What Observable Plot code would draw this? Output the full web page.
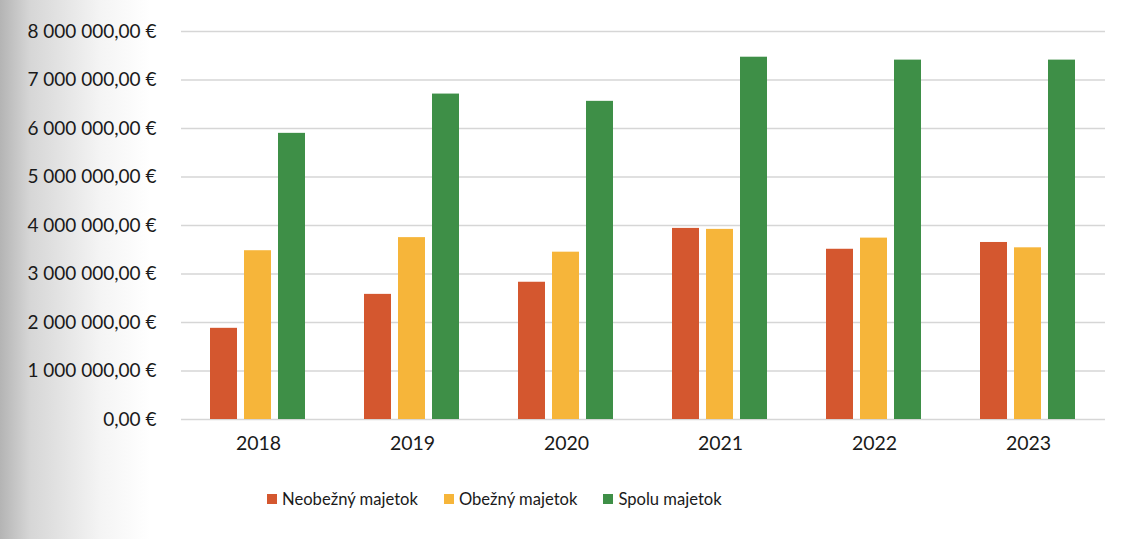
<!DOCTYPE html>
<html>
<head>
<meta charset="utf-8">
<script src="https://cdn.jsdelivr.net/npm/d3@7"></script>
<script src="https://cdn.jsdelivr.net/npm/@observablehq/plot@0.6"></script>
<style>
  html, body { margin: 0; padding: 0; }
  body {
    width: 1136px; height: 539px; overflow: hidden; position: relative;
    background: linear-gradient(to right, #b4b4b4 0px, #d6d6d6 30px, #f4f4f4 100px, #ffffff 150px);
    font-family: Lato, "Open Sans", sans-serif;
  }
  #chart { position: absolute; left: 0; top: 0; }
  #legend {
    position: absolute; left: 267px; top: 489px;
    display: flex; align-items: center; font-size: 16.6px; color: #1a1a1a;
  }
  .item { display: flex; align-items: center; margin-right: 26px; }
  .sw { width: 10px; height: 10px; margin-right: 5px; }
</style>
</head>
<body>
<div id="chart"></div>
<div id="legend"></div>
<script>
const years = ["2018", "2019", "2020", "2021", "2022", "2023"];
const seriesNames = ["Neobežný majetok", "Obežný majetok", "Spolu majetok"];
const seriesColors = ["#d4572f", "#f6b53a", "#3e8f47"];
const neobezny = [1880000, 2580000, 2830000, 3940000, 3510000, 3650000];
const obezny   = [3480000, 3750000, 3450000, 3920000, 3740000, 3540000];
const spolu    = [5900000, 6710000, 6560000, 7470000, 7410000, 7410000];
const yTicks = [0, 1000000, 2000000, 3000000, 4000000, 5000000, 6000000, 7000000, 8000000];

const seriesValues = [neobezny, obezny, spolu];
const data = [];
years.forEach((yr, i) => {
  seriesNames.forEach((s, j) => data.push({year: yr, series: s, value: seriesValues[j][i]}));
});

const loc = d3.formatLocale({decimal: ",", thousands: "\u00a0", grouping: [3], currency: ["", ""]});
const fmt = loc.format(",.2f");

const chart = Plot.plot({
  width: 1136,
  height: 470,
  marginLeft: 180,
  marginRight: 30,
  marginTop: 31,
  marginBottom: 51,
  style: {fontFamily: "Lato, 'Open Sans', sans-serif", background: "transparent", color: "#1a1a1a"},
  fx: {domain: years, paddingInner: 0, paddingOuter: 0, label: null},
  x: {domain: seriesNames, paddingInner: 0.2, paddingOuter: 0.83, axis: null},
  y: {domain: [0, 8000000], label: null},
  color: {domain: seriesNames, range: seriesColors},
  marks: [
    Plot.gridY(yTicks, {stroke: "#d6d6d6", strokeOpacity: 1, strokeWidth: 1.3}),
    Plot.axisY(yTicks, {tickSize: 0, tickPadding: 25, tickFormat: d => fmt(d) + " €", fontSize: 19, label: null}),
    Plot.axisFx({anchor: "bottom", tickSize: 0, tickPadding: 17, fontSize: 19.5, label: null}),
    Plot.barY(data, {fx: "year", x: "series", y: "value", fill: "series"})
  ]
});
document.getElementById("chart").appendChild(chart);

const legend = document.getElementById("legend");
seriesNames.forEach((s, i) => {
  const it = document.createElement("div");
  it.className = "item";
  const sw = document.createElement("span");
  sw.className = "sw";
  sw.style.background = seriesColors[i];
  const tx = document.createElement("span");
  tx.textContent = s;
  it.appendChild(sw); it.appendChild(tx);
  legend.appendChild(it);
});
</script>
</body>
</html>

## SET EXERCISE
Leave the pictures out and copy the rest of the data exactly.

## PROBLEM SOLUTION
What Observable Plot code would draw this? Output the full web page.
<!DOCTYPE html>
<html>
<head>
<meta charset="utf-8">
<script src="https://cdn.jsdelivr.net/npm/d3@7"></script>
<script src="https://cdn.jsdelivr.net/npm/@observablehq/plot@0.6"></script>
<style>
  html, body { margin: 0; padding: 0; }
  body {
    width: 1136px; height: 539px; overflow: hidden; position: relative;
    background: linear-gradient(to right, #b4b4b4 0px, #d6d6d6 30px, #f4f4f4 100px, #ffffff 150px);
    font-family: Lato, "Open Sans", sans-serif;
  }
  #chart { position: absolute; left: 0; top: 0; }
  #legend {
    position: absolute; left: 267px; top: 489px;
    display: flex; align-items: center; font-size: 16.6px; color: #1a1a1a;
  }
  .item { display: flex; align-items: center; margin-right: 26px; }
  .sw { width: 10px; height: 10px; margin-right: 5px; }
</style>
</head>
<body>
<div id="chart"></div>
<div id="legend"></div>
<script>
const years = ["2018", "2019", "2020", "2021", "2022", "2023"];
const seriesNames = ["Neobežný majetok", "Obežný majetok", "Spolu majetok"];
const seriesColors = ["#d4572f", "#f6b53a", "#3e8f47"];
const neobezny = [1880000, 2580000, 2830000, 3940000, 3510000, 3650000];
const obezny   = [3480000, 3750000, 3450000, 3920000, 3740000, 3540000];
const spolu    = [5900000, 6710000, 6560000, 7470000, 7410000, 7410000];
const yTicks = [0, 1000000, 2000000, 3000000, 4000000, 5000000, 6000000, 7000000, 8000000];

const seriesValues = [neobezny, obezny, spolu];
const data = [];
years.forEach((yr, i) => {
  seriesNames.forEach((s, j) => data.push({year: yr, series: s, value: seriesValues[j][i]}));
});

const loc = d3.formatLocale({decimal: ",", thousands: "\u00a0", grouping: [3], currency: ["", ""]});
const fmt = loc.format(",.2f");

const chart = Plot.plot({
  width: 1136,
  height: 470,
  marginLeft: 180,
  marginRight: 30,
  marginTop: 31,
  marginBottom: 51,
  style: {fontFamily: "Lato, 'Open Sans', sans-serif", background: "transparent", color: "#1a1a1a"},
  fx: {domain: years, paddingInner: 0, paddingOuter: 0, label: null},
  x: {domain: seriesNames, paddingInner: 0.2, paddingOuter: 0.83, axis: null},
  y: {domain: [0, 8000000], label: null},
  color: {domain: seriesNames, range: seriesColors},
  marks: [
    Plot.gridY(yTicks, {stroke: "#d6d6d6", strokeOpacity: 1, strokeWidth: 1.3}),
    Plot.axisY(yTicks, {tickSize: 0, tickPadding: 25, tickFormat: d => fmt(d) + " €", fontSize: 19, label: null}),
    Plot.axisFx({anchor: "bottom", tickSize: 0, tickPadding: 17, fontSize: 19.5, label: null}),
    Plot.barY(data, {fx: "year", x: "series", y: "value", fill: "series"})
  ]
});
document.getElementById("chart").appendChild(chart);

const legend = document.getElementById("legend");
seriesNames.forEach((s, i) => {
  const it = document.createElement("div");
  it.className = "item";
  const sw = document.createElement("span");
  sw.className = "sw";
  sw.style.background = seriesColors[i];
  const tx = document.createElement("span");
  tx.textContent = s;
  it.appendChild(sw); it.appendChild(tx);
  legend.appendChild(it);
});
</script>
</body>
</html>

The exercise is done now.